Their July 15 paper in Science focuses on efforts to alter the genome by means of a “search and replace” method that revises codons—strings of three DNA molecules that are often thought of as DNA “words” because they encode a single amino acid (the building block of proteins). Some codons, though, function more like a punctuation mark; these “stop codons” instruct the protein-building machinery of a cell to stop linking amino acids together, much as a period ends a sentence. In this study, the researchers engineered E. coli bacteria by replacing each stop codon bearing the pattern of DNA bases thymine-adenine-guanine, or TAG, with a different (but nonharmful) stop codon reading TAA.

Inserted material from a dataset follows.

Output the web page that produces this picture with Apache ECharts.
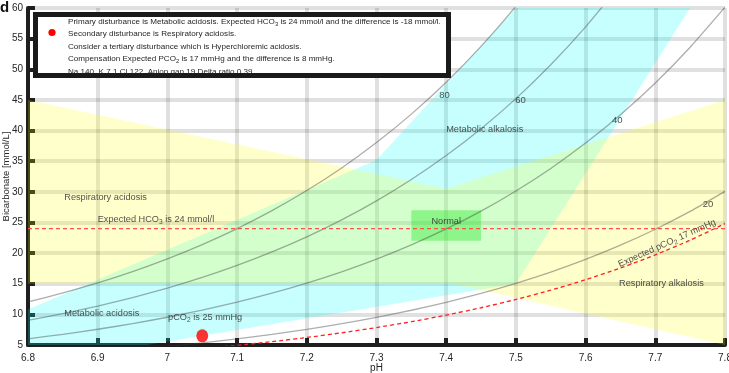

Replacing each instance of that single codon, which appears 314 times in the E. coli genome, involved a two-step process. “We’re speeding up evolution,” Church explains. The first technique, called multiplex automated genome engineering (MAGE), can make rapid, specific changes in cells: researchers introduce pieces of synthetic DNA into bacteria and then select resulting strains that possess the desired properties (in this case, with some of the TAG codons replaced by TAA). They then use a method called conjugative assembly genome engineering (CAGE) that draws on bacteria’s natural ability to swap genetic material. By selecting strains with the most TAA codons, the team could eventually create a strain in which every instance of the TAG codon has been replaced.
The larger goal, Church says, is to create a bacterium that is resistant to infection by viruses. Viruses can’t make their own proteins, so they hijack host genomes and force them to make viral proteins; Church’s team wants to scramble the genetic code in a way that leaves its functions intact but makes it unrecognizable to viral invaders. The TAG and TAA codons are “synonymous”—they both have the same function in the genome—so by replacing each TAG stop codon with a TAA equivalent, Church’s team can then delete the machinery in the cell responsible for reading TAG. The cell will function as if everything is normal, but a virus expects to see the code in its original form. “If you make the code different enough,” Church explains, “that organism becomes resistant to all viruses.”

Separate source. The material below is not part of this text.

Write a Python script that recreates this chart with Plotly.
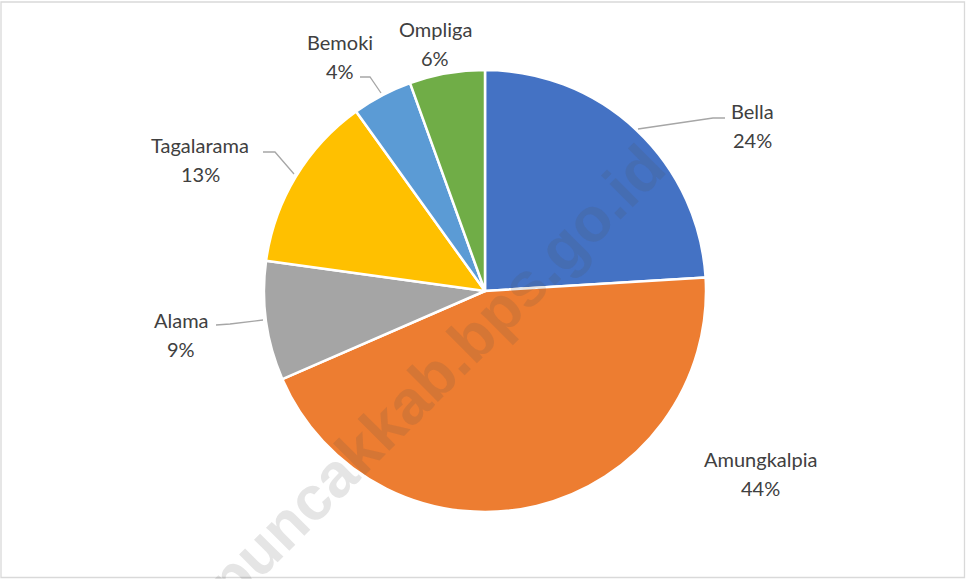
import plotly.graph_objects as go

# ---- data ----
categories = ["Bella", "Amungkalpia", "Alama", "Tagalarama", "Bemoki", "Ompliga"]
values = [24.0, 44.4, 8.7, 12.9, 4.4, 5.5]
colors = ["#4472C4", "#ED7D31", "#A5A5A5", "#FFC000", "#5B9BD5", "#70AD47"]

# label placement (pixel positions of the name line centre)
label_px = {
    "Bella": (752, 111),
    "Amungkalpia": (760, 459),
    "Alama": (181, 320),
    "Tagalarama": (200, 145),
    "Bemoki": (340, 42),
    "Ompliga": (435, 29),
}
# leader lines (pixel polylines)
leaders = {
    "Bella": [(638, 129), (713, 118), (725, 118)],
    "Tagalarama": [(263, 152), (275, 152), (294, 174)],
    "Alama": [(216, 325), (230, 324), (263, 320)],
    "Bemoki": [(360, 77), (370, 77), (381, 93)],
}

W, H = 969, 579
cx, cy, r = 485, 291, 221

def px(x):
    return x / W

def py(y):
    return 1 - y / H

total = sum(values)
pcts = [round(v / total * 100) for v in values]

fig = go.Figure(go.Pie(
    labels=categories,
    values=values,
    marker=dict(colors=colors, line=dict(color="white", width=2.5)),
    sort=False,
    direction="clockwise",
    rotation=0,
    textinfo="none",
    hoverinfo="label+percent",
    domain=dict(x=[px(cx - r), px(cx + r)], y=[py(cy + r), py(cy - r)]),
    showlegend=False,
))

annotations = []
label_font = dict(family="Lato, Carlito, Calibri, sans-serif", size=20, color="#404040")
for cat, p in zip(categories, pcts):
    x, y = label_px[cat]
    annotations.append(dict(x=px(x), y=py(y), xref="paper", yref="paper", text=cat,
                            showarrow=False, font=label_font, xanchor="center", yanchor="middle"))
    annotations.append(dict(x=px(x), y=py(y + 29), xref="paper", yref="paper", text=f"{p}%",
                            showarrow=False, font=label_font, xanchor="center", yanchor="middle"))

# watermark
annotations.append(dict(x=px(435), y=py(374), xref="paper", yref="paper",
                        text="<b>puncakkab.bps.go.id</b>", showarrow=False, textangle=-45,
                        font=dict(family="Liberation Sans, Arial, sans-serif", size=62,
                                  color="rgba(80,80,80,0.15)"),
                        xanchor="center", yanchor="middle"))

shapes = []
for cat, pts in leaders.items():
    path = "M " + " L ".join(f"{px(x)},{py(y)}" for x, y in pts)
    shapes.append(dict(type="path", path=path, xref="paper", yref="paper",
                       line=dict(color="#A6A6A6", width=1.3)))
# chart border
shapes.append(dict(type="rect", xref="paper", yref="paper",
                   x0=px(1), x1=px(964.5), y0=py(577.5), y1=py(2),
                   line=dict(color="#D9D9D9", width=1.3)))

fig.update_layout(
    width=W, height=H,
    margin=dict(l=0, r=0, t=0, b=0),
    paper_bgcolor="white",
    plot_bgcolor="white",
    annotations=annotations,
    shapes=shapes,
)

fig.write_html("out.html", config={"displayModeBar": False},
               post_script="document.body.style.margin='0';")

Viral resistance is only one of the ways these editing techniques can be used to hack genomes. “Our goal is to change every base pair,” Church reports. His approach differs from that of a team at the J. Craig Venter Institute that synthesized a genome from scratch and transplanted it into a cell last year. Rather than copy something from life, Church says, his team’s goal is to radically change an existing genome’s properties. He estimates that creating the entire E. coli genome would cost several million dollars, whereas his editing technique is much cheaper and more flexible, and at each stage of the process provides researchers with feedback about how their changes have affected the cell. With a directed evolution approach, he says, “If you select for what you want, the end product is exactly what you want.”